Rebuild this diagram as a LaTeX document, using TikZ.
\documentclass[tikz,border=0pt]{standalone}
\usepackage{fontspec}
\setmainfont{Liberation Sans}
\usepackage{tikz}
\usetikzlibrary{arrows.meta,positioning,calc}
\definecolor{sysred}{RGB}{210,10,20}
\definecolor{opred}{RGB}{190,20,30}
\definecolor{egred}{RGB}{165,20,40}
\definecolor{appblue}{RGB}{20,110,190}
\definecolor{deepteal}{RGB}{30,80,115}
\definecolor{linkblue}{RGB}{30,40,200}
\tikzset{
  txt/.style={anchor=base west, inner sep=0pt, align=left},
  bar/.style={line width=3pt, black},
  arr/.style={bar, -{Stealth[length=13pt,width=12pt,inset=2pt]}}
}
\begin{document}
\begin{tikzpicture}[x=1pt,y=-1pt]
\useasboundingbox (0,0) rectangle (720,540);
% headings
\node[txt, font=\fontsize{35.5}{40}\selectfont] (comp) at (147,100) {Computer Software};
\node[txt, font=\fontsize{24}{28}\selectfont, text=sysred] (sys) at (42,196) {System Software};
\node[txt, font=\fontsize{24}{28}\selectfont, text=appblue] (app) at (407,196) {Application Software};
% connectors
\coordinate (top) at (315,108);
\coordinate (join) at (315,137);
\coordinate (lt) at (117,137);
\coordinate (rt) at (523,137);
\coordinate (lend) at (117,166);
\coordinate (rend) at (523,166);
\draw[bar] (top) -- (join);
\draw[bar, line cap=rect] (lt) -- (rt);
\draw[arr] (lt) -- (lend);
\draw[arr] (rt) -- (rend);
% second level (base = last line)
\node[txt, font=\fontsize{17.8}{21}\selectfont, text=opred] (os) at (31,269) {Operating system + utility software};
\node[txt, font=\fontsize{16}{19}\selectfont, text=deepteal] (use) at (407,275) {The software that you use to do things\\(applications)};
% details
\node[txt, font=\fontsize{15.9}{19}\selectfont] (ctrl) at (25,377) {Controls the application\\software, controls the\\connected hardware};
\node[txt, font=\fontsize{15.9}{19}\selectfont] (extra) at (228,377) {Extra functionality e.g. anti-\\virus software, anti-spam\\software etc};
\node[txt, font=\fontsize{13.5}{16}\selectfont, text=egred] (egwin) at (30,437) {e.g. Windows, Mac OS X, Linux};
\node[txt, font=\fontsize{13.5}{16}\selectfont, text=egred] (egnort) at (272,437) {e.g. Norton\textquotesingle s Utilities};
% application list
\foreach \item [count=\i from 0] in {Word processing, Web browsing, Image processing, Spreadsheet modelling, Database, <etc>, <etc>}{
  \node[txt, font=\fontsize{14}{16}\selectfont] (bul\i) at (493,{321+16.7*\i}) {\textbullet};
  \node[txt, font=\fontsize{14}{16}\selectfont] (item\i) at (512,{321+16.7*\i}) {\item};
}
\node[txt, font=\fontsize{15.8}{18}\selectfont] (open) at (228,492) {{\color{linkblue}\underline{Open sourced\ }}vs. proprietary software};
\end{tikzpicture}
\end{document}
——————
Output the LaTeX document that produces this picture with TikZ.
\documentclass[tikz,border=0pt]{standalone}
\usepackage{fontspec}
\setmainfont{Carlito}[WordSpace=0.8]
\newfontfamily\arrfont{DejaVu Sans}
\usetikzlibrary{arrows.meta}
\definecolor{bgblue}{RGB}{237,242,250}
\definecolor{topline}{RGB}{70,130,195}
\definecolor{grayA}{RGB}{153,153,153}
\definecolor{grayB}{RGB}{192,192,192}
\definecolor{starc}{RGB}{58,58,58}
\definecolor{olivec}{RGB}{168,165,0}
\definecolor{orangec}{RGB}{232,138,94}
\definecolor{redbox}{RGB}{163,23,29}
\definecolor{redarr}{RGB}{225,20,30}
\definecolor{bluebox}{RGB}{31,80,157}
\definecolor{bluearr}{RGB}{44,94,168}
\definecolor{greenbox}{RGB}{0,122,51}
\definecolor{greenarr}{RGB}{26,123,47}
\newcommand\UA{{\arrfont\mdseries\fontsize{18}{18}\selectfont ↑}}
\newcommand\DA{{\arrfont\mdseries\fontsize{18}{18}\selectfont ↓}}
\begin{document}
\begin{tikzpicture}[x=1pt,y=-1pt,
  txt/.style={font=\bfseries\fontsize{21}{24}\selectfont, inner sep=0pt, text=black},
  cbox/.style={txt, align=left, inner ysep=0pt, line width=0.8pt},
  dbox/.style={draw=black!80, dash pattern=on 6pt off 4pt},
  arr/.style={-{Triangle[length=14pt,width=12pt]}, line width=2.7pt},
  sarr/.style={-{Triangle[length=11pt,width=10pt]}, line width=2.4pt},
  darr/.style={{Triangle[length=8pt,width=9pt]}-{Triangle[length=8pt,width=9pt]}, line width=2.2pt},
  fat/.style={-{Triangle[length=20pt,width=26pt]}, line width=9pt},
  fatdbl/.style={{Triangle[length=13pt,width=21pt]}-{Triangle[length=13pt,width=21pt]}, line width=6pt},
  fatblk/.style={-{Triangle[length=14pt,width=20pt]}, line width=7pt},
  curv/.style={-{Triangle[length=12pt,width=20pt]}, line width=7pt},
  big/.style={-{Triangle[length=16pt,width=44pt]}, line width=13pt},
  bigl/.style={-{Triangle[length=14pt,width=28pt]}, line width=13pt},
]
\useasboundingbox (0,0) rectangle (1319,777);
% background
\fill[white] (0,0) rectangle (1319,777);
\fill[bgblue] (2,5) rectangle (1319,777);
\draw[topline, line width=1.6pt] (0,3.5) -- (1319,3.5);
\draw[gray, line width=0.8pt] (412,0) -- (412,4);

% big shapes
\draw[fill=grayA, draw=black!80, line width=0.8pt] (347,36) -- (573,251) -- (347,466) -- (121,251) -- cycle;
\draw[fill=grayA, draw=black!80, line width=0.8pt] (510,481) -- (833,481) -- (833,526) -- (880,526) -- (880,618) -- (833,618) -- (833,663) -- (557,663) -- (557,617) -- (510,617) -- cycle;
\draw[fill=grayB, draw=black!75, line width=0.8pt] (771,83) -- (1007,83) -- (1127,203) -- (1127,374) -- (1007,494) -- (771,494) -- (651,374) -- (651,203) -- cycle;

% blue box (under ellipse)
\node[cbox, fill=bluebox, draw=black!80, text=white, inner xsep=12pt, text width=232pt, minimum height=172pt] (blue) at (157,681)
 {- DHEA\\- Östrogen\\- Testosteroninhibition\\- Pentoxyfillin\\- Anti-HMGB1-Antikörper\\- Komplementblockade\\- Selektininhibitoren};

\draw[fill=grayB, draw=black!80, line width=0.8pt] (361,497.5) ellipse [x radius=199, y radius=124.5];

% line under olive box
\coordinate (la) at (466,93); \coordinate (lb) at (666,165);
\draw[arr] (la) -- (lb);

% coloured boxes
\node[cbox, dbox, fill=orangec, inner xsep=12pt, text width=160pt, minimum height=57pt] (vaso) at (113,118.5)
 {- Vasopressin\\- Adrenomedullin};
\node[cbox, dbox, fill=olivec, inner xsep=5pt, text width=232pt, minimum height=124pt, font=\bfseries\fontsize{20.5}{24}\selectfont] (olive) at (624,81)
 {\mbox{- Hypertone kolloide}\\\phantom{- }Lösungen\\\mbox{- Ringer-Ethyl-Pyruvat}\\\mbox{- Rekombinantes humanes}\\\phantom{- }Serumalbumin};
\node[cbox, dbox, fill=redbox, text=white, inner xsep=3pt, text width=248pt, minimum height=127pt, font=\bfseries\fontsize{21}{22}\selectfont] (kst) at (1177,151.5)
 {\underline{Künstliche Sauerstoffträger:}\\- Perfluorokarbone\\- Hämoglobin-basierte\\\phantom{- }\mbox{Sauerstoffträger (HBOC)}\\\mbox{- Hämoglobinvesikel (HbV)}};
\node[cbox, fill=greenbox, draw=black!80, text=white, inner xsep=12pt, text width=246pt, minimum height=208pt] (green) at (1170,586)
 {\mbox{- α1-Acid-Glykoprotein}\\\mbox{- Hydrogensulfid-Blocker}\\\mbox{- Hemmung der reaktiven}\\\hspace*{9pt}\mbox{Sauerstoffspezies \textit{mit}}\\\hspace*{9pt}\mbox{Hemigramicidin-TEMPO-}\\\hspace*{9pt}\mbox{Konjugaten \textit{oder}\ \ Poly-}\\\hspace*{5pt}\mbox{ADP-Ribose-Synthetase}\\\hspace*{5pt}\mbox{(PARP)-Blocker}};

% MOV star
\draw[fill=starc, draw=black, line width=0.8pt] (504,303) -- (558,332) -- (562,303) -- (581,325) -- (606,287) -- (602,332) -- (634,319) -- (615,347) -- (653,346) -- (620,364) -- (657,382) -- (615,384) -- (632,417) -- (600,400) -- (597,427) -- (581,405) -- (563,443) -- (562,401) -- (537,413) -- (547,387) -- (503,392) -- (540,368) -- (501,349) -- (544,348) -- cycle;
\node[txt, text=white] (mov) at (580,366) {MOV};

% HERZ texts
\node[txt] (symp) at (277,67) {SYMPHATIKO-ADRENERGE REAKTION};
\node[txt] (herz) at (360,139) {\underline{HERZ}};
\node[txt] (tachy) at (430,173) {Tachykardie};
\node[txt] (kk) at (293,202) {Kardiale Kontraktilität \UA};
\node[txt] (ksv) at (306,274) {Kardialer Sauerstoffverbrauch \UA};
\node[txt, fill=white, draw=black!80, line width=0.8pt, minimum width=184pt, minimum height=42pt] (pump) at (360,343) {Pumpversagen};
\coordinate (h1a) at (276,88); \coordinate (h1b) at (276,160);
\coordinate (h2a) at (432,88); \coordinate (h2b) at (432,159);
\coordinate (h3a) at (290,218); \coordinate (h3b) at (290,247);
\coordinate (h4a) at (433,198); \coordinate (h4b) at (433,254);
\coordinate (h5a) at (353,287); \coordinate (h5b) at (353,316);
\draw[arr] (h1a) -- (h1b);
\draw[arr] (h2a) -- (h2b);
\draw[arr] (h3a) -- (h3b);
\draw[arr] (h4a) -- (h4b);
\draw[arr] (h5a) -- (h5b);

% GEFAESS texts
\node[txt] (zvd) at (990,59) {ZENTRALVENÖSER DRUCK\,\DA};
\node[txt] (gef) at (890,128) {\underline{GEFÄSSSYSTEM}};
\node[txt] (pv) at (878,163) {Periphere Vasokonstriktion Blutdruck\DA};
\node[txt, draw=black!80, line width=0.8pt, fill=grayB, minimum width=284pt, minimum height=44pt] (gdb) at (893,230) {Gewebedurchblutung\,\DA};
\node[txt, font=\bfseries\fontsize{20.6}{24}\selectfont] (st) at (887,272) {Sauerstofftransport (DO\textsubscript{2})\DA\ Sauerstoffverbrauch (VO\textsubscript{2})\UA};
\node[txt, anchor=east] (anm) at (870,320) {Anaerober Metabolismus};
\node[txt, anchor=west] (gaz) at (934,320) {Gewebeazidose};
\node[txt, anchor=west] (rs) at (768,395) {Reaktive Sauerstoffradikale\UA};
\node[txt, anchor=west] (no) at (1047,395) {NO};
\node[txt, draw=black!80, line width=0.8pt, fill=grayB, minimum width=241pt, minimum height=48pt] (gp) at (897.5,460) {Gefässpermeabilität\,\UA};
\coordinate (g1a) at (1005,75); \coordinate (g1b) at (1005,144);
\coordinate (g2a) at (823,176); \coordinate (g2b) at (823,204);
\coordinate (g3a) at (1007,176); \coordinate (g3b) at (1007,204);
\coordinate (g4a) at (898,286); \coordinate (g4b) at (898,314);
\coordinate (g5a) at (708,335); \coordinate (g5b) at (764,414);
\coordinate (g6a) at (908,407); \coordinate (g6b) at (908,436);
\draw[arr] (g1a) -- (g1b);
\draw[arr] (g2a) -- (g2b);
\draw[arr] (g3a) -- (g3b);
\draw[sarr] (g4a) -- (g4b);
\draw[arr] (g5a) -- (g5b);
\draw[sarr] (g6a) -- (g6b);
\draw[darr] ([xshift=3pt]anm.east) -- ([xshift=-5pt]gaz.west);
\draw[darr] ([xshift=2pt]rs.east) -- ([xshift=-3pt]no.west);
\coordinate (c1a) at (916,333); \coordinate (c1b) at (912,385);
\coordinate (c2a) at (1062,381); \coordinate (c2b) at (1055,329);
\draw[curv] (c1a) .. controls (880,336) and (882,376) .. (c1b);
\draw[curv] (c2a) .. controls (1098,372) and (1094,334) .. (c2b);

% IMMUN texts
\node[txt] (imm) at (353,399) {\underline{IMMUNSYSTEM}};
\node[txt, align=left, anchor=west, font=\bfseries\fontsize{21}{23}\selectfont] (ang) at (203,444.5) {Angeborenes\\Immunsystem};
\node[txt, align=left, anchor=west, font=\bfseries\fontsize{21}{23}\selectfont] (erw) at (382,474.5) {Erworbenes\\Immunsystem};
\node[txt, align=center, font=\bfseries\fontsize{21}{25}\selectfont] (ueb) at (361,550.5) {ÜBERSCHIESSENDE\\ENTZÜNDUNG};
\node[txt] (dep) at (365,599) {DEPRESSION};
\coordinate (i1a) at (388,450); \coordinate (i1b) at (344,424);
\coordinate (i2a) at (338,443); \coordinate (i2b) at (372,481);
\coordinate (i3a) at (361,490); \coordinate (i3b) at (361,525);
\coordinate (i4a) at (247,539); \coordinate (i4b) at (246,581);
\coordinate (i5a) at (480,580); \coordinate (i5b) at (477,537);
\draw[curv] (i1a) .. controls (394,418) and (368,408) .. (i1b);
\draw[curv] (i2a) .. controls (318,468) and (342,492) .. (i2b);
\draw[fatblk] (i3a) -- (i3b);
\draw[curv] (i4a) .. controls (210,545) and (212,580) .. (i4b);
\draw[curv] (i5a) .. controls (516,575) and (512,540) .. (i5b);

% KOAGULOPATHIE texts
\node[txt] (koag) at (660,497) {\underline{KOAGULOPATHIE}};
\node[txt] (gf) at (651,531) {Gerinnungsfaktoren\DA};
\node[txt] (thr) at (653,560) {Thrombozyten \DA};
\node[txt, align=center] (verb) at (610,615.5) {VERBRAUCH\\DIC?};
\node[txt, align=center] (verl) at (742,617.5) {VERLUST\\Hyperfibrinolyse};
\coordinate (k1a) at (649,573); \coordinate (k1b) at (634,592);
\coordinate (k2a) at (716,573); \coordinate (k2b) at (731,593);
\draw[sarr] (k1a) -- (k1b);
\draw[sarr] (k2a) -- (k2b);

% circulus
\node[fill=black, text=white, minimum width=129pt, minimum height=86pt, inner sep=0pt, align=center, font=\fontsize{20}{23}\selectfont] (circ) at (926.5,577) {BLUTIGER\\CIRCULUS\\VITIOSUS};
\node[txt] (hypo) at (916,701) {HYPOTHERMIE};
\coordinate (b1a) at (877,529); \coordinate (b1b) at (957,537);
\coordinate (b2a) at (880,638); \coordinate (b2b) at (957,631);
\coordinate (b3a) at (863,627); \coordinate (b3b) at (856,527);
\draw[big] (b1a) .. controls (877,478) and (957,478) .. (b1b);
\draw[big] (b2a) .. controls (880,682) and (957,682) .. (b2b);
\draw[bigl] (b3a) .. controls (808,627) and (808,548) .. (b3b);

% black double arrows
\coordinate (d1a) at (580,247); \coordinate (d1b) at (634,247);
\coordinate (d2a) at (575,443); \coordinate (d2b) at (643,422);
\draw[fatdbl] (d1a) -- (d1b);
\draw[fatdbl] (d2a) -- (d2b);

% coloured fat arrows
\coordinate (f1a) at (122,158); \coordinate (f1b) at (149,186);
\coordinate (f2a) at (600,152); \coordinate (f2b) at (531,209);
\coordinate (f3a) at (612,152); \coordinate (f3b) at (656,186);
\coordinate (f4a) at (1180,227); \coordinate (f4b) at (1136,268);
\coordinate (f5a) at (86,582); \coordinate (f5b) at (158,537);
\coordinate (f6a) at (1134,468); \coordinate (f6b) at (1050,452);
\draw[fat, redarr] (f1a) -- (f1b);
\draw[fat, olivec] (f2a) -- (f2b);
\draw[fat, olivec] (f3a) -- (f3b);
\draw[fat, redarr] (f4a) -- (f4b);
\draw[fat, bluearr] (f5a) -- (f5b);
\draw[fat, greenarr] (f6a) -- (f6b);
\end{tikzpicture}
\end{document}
——————
## Work required
Retype, exactly and in full, the lines above from the one containing "Output the LaTeX" through the one containing "(412,0) -- (412,4);".

## Output for this exercise
Output the LaTeX document that produces this picture with TikZ.
\documentclass[tikz,border=0pt]{standalone}
\usepackage{fontspec}
\setmainfont{Carlito}[WordSpace=0.8]
\newfontfamily\arrfont{DejaVu Sans}
\usetikzlibrary{arrows.meta}
\definecolor{bgblue}{RGB}{237,242,250}
\definecolor{topline}{RGB}{70,130,195}
\definecolor{grayA}{RGB}{153,153,153}
\definecolor{grayB}{RGB}{192,192,192}
\definecolor{starc}{RGB}{58,58,58}
\definecolor{olivec}{RGB}{168,165,0}
\definecolor{orangec}{RGB}{232,138,94}
\definecolor{redbox}{RGB}{163,23,29}
\definecolor{redarr}{RGB}{225,20,30}
\definecolor{bluebox}{RGB}{31,80,157}
\definecolor{bluearr}{RGB}{44,94,168}
\definecolor{greenbox}{RGB}{0,122,51}
\definecolor{greenarr}{RGB}{26,123,47}
\newcommand\UA{{\arrfont\mdseries\fontsize{18}{18}\selectfont ↑}}
\newcommand\DA{{\arrfont\mdseries\fontsize{18}{18}\selectfont ↓}}
\begin{document}
\begin{tikzpicture}[x=1pt,y=-1pt,
  txt/.style={font=\bfseries\fontsize{21}{24}\selectfont, inner sep=0pt, text=black},
  cbox/.style={txt, align=left, inner ysep=0pt, line width=0.8pt},
  dbox/.style={draw=black!80, dash pattern=on 6pt off 4pt},
  arr/.style={-{Triangle[length=14pt,width=12pt]}, line width=2.7pt},
  sarr/.style={-{Triangle[length=11pt,width=10pt]}, line width=2.4pt},
  darr/.style={{Triangle[length=8pt,width=9pt]}-{Triangle[length=8pt,width=9pt]}, line width=2.2pt},
  fat/.style={-{Triangle[length=20pt,width=26pt]}, line width=9pt},
  fatdbl/.style={{Triangle[length=13pt,width=21pt]}-{Triangle[length=13pt,width=21pt]}, line width=6pt},
  fatblk/.style={-{Triangle[length=14pt,width=20pt]}, line width=7pt},
  curv/.style={-{Triangle[length=12pt,width=20pt]}, line width=7pt},
  big/.style={-{Triangle[length=16pt,width=44pt]}, line width=13pt},
  bigl/.style={-{Triangle[length=14pt,width=28pt]}, line width=13pt},
]
\useasboundingbox (0,0) rectangle (1319,777);
% background
\fill[white] (0,0) rectangle (1319,777);
\fill[bgblue] (2,5) rectangle (1319,777);
\draw[topline, line width=1.6pt] (0,3.5) -- (1319,3.5);
\draw[gray, line width=0.8pt] (412,0) -- (412,4);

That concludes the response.